In 2003 the National Trust in Northern Ireland established a year-long high-level independent Commission of Inquiry into the operation of the planning system in Northern Ireland. Richard Bate of Green Balance was asked to provide the Secretariat, which included drafting the papers for the Commission’s meetings, suggesting questions for contributors to the oral hearings, and collating the draft final report for consideration.
Northern Ireland has the weakest of the planning systems in the four countries of the United Kingdom. The National Trust identified in 2003 that it was deficient in many key qualities, including sufficient staff to operate it effectively, public involvement, public trust, transparency in decisions, positive forward planning and enforcement of its rules. At the same time, growing development pressures were causing incremental losses to Northern Ireland’s environmental resources. What structures, processes and policies could the Commission devise to tackle these wide-ranging problems?
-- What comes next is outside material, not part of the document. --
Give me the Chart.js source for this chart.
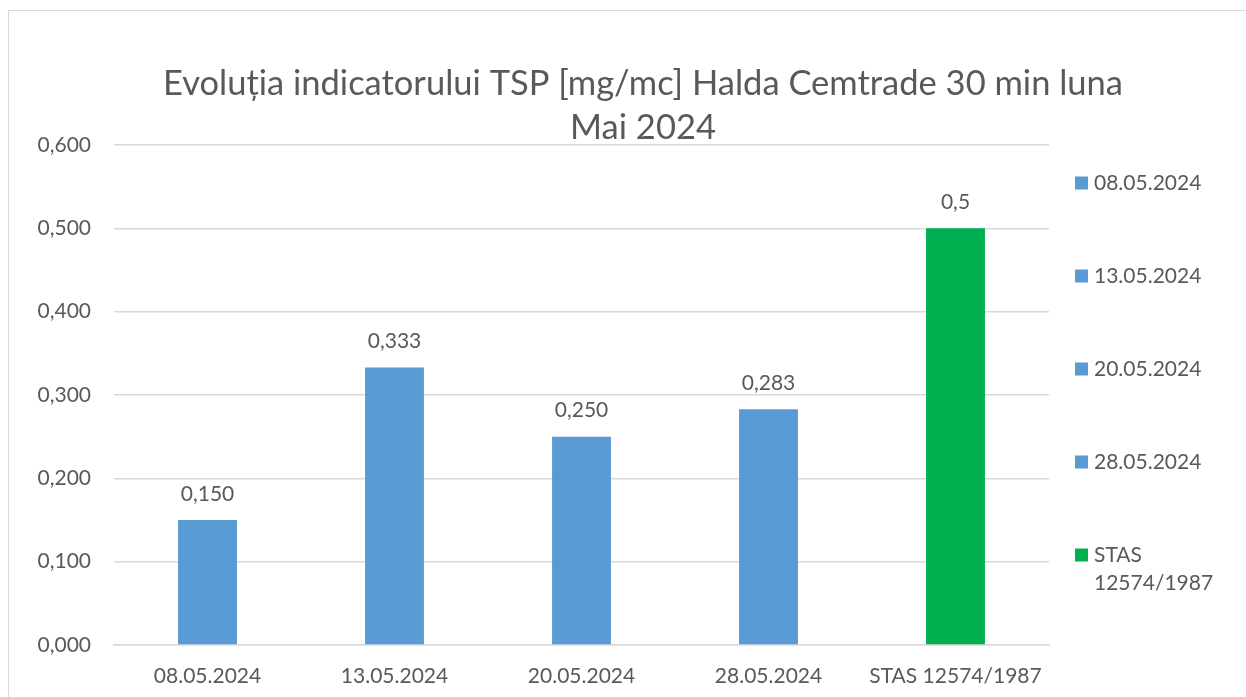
<!DOCTYPE html>
<html>
<head>
<meta charset="utf-8">
<script src="https://cdn.jsdelivr.net/npm/chart.js@4.4.1/dist/chart.umd.min.js"></script>
<style>
  html,body{margin:0;padding:0;background:#fff;overflow:hidden;}
  #box{position:absolute;left:8px;top:10px;width:1268px;height:700px;border:1px solid #d9d9d9;background:#fff;}
  #c{display:block;}
</style>
</head>
<body>
<div id="box"><canvas id="c" width="1268" height="700"></canvas></div>
<script>
// chart values
const categories=['08.05.2024','13.05.2024','20.05.2024','28.05.2024','STAS 12574/1987'];
const values=[0.150,0.333,0.250,0.283,0.5];
const labelDigits=[3,3,3,3,1];
const barColors=['#5B9BD5','#5B9BD5','#5B9BD5','#5B9BD5','#00B050'];
const yTicks=[0,0.1,0.2,0.3,0.4,0.5,0.6];
const titleLines=['Evoluția indicatorului TSP [mg/mc] Halda Cemtrade 30 min luna','Mai 2024'];

const FONT='Lato';
const TXT='#595959';
const comma=(v,d)=>v.toFixed(d).replace('.',',');

// title centred over the whole chart box, not just the padded part
const titleSpan={
  id:'titleSpan',
  afterLayout(chart){
    const t=chart.titleBlock;
    if(t){t.left=0;t.right=chart.width;t.width=chart.width;}
  }
};

// value labels above the bars
const barLabels={
  id:'barLabels',
  afterDatasetsDraw(chart){
    const ctx=chart.ctx, meta=chart.getDatasetMeta(0);
    ctx.save();
    ctx.font='21px '+FONT; ctx.fillStyle=TXT; ctx.textAlign='center'; ctx.textBaseline='middle';
    meta.data.forEach((bar,i)=>ctx.fillText(comma(values[i],labelDigits[i]),bar.x,bar.y-26));
    ctx.restore();
  }
};

// right-side legend, one entry per category
const sideLegend={
  id:'sideLegend',
  afterDraw(chart){
    const ctx=chart.ctx, a=chart.chartArea;
    const x0=a.right+26, step=93;
    let y=a.top+38;
    ctx.save();
    ctx.font='21px '+FONT; ctx.textBaseline='middle'; ctx.textAlign='left';
    categories.forEach((name,i)=>{
      ctx.fillStyle=barColors[i];
      ctx.fillRect(x0,y-6.5,13,13);
      ctx.fillStyle=TXT;
      // wrap long names
      let lines=[name];
      if(ctx.measureText(name).width>140) lines=name.split(' ');
      lines.forEach((ln,k)=>ctx.fillText(ln,x0+19,y+k*28));
      y+=step;
    });
    ctx.restore();
  }
};

new Chart(document.getElementById('c'),{
  type:'bar',
  data:{labels:categories,datasets:[{data:values,backgroundColor:barColors,borderWidth:0,categoryPercentage:1,barPercentage:0.315}]},
  options:{
    responsive:false,animation:false,
    layout:{padding:{left:0,right:228,top:0,bottom:22}},
    plugins:{
      legend:{display:false},tooltip:{enabled:false},
      title:{display:true,text:titleLines,color:TXT,font:{family:FONT,size:34.5,weight:'normal',lineHeight:44/34.5},padding:{top:51,bottom:-5}}
    },
    scales:{
      x:{
        grid:{display:false,drawTicks:false},
        border:{color:'#d9d9d9',width:1.5},
        ticks:{color:TXT,font:{family:FONT,size:21},padding:19,maxRotation:0,autoSkip:false},
        afterFit(s){s.height=44;}
      },
      y:{
        min:0,max:0.6,
        afterBuildTicks(s){s.ticks=yTicks.map(v=>({value:v}));},
        grid:{color:'#d9d9d9',lineWidth:1.5,drawTicks:false},
        border:{display:false},
        ticks:{color:TXT,font:{family:FONT,size:21},padding:23,callback:v=>comma(v,3)},
        afterFit(s){s.width=105;}
      }
    }
  },
  plugins:[titleSpan,barLabels,sideLegend]
});
</script>
</body>
</html>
Richard Bate briefed the Commissioners on all relevant issues and presented options and suggestions to them – who included the former City Planner and Chief Executive of Belfast City Council. The aim was to propose solutions that were right for Northern Ireland, rather than simply import practices from elsewhere. Helping people to ‘own’ the planning system would depend both on generating outcomes in the best interest of the community as a whole and on establishing procedures that would be seen to be fair, applied and effective.
The Commission wanted the planning system in Northern Ireland to say more precisely what it means and mean what it says. Clear planning policy and the will to apply it would be critical, with planning powers to draw up plans and determine planning applications returned from regional government to local authorities. Developers and residents alike would become more engaged from a more positive experience, producing better results.
Environmentally the requirements were clear. Urban areas, towns and villages needed to raise their sights for higher standards of design. The built heritage with its selection of fine buildings and attractive traditional structures needed to be cherished. There should be a moratorium on single dwellings in the countryside (in 2003 comprising half of all houses built) and on apartment blocks (mostly in the coastal zone, such as at Cushendun) which are out of scale with their surroundings. Tighter control was needed over demolition, including through more Conservation Areas, and especially to rectify unauthorised development.
Richard Bate provided the detailed analysis and technical planning advice behind the Commission’s 29 recommendations.